I wonder if the leading autism/antivax groups will have enough about them to pony up to support the Cedillo’s for the rest of their lives? They should, they hung them out like a banner to wave.

This is from the Washington Post:

The decision by three independent special masters is especially telling because the special court’s rules did not require plaintiffs to prove their cases with scientific certainty — all the parents needed to show was that a preponderance of the evidence, or “50 percent and a hair,” supported their claims. The vaccine court effectively said today that the thousands of pending claims represented by the three test cases are on extremely shaky ground.

In his ruling on one case, special master George Hastings said the parents of Michelle Cedillo — who had charged that a measles, mumps and rubella (MMR) vaccine caused their child to develop autism — had “been misled by physicians who are guilty, in my view, of gross medical misjudgment.”

Hastings pinpoints the Geier’s, Krigsman and Wakefield by name in his verdict.

And here’s Special Master Vowell from the Snyder test case:

“After careful consideration of all of the evidence, it was abundantly clear that petitioners’ theories of causation were
speculative and unpersuasive.”


To conclude that Colten’s condition was the result of his MMR vaccine, an objective observer would have to emulate Lewis Carroll’s White Queen and be able to believe six impossible (or, at least, highly improbable) things before breakfast.

And here is Special Master Campbell-Smith from the Hazlehurt test case:

Because the linchpin of petitioners’ theory, the finding of persistent measles virus in the biopsied tissue taken from the gastrointestinal lining of autistic children, is glaringly unreliable, the basis for Dr. Corbier’s opinion that the MMR vaccine was causally related to Yates’ autism and his gastrointestinal symptoms is critically flawed and scientifically untenable. Petitioners have failed to prove that their theory of vaccine-related causation is biologically plausible as required by the first prong of Althen. Nor have petitioners demonstrated that the unsupported links of their proposed causal chain cohere to establish a logical sequence of cause and effect as required by the second prong of Althen. Having failed to satisfy their evidentiary burden, petitioners cannot prevail on their vaccine claim.

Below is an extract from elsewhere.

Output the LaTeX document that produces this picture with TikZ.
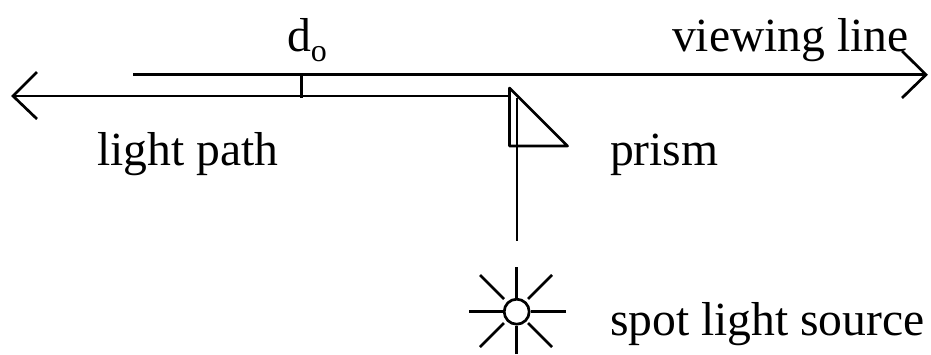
\documentclass[tikz,border=0pt]{standalone}
\usepackage{fontspec}
\setmainfont{Liberation Serif}
\tikzset{
  lbl/.style={anchor=base west,inner sep=0pt,outer sep=0pt,font=\fontsize{47.6}{52}\selectfont},
  ln/.style={line width=2.7pt,black,line cap=butt},
  head/.style={ln,line join=miter},
}
\begin{document}
\begin{tikzpicture}[x=1pt,y=-1pt]
\useasboundingbox (0,0) rectangle (931,354);
% named points
\coordinate (vs) at (133,74.7);
\coordinate (vt) at (926,74.7);
\coordinate (va) at (902,51);
\coordinate (vb) at (902,98);
\coordinate (lt) at (13,96);
\coordinate (la) at (37,72);
\coordinate (lb) at (37,119);
\coordinate (le) at (510,96);
\coordinate (tt) at (301.5,74.7);
\coordinate (tb) at (301.5,98);
\coordinate (pa) at (509.5,88);
\coordinate (pb) at (509.5,146);
\coordinate (pc) at (567.5,146);
\coordinate (bt) at (517,98);
\coordinate (bb) at (517,241);
\node[circle,draw,line width=2.7pt,minimum size=25pt,inner sep=0pt] (src) at (516.7,311.7) {};
% rays
\coordinate (r1) at (516.7,267); \coordinate (r2) at (516.7,354);
\coordinate (r3) at (469,311.7); \coordinate (r4) at (566,311.7);
\coordinate (r5) at (480,275); \coordinate (r6) at (552,275);
\coordinate (r7) at (480,347); \coordinate (r8) at (552,347);
\coordinate (q5) at (504,299); \coordinate (q6) at (528,299);
\coordinate (q7) at (504,323); \coordinate (q8) at (528,323);
% lines
\draw[ln] (vs) -- (vt);
\draw[head] (va) -- (vt) -- (vb);
\draw[ln] (lt) -- (le);
\draw[head] (la) -- (lt) -- (lb);
\draw[ln] (tt) -- (tb);
\draw[ln,line join=round] (pa) -- (pb) -- (pc) -- cycle;
\draw[ln] (bt) -- (bb);
\draw[ln] (r1) -- (src.north);
\draw[ln] (r2) -- (src.south);
\draw[ln] (r3) -- (src.west);
\draw[ln] (r4) -- (src.east);
\draw[ln] (r5) -- (q5);
\draw[ln] (r6) -- (q6);
\draw[ln] (r7) -- (q7);
\draw[ln] (r8) -- (q8);
% labels
\node[lbl] (t1) at (287,51) {d\raisebox{-0.22em}{\fontsize{32}{34}\selectfont o}};
\node[lbl] (t2) at (672,51) {viewing line};
\node[lbl] (t3) at (97,165) {light path};
\node[lbl] (t4) at (610,165) {prism};
\node[lbl] (t5) at (610,335) {spot light source};
\end{tikzpicture}
\end{document}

I should be happy that science has prevailed and I am to a certain degree. The fact that the Vaccine Injury Court demands a very, very low standard of proof should indicate clearly and concisely just how good the rubbish submitted as science was for these kids cases.

I can’t be happy and I can’t take any pleasure in the fact that these kids and their families have been coldly, cynically used by those who demand against all reason that vaccines cause autism. How could any right thinking person? These parents are penniless and will no doubt be coerced into taking part in a shame of an appeal, then civil cases. Civil cases where the standard of science is very much higher. I hope they step back and consider carefully the verdicts of the Special Masters, the horrendous quality of their so-called ‘expert’ witnesses and the utter lack of any science to support them.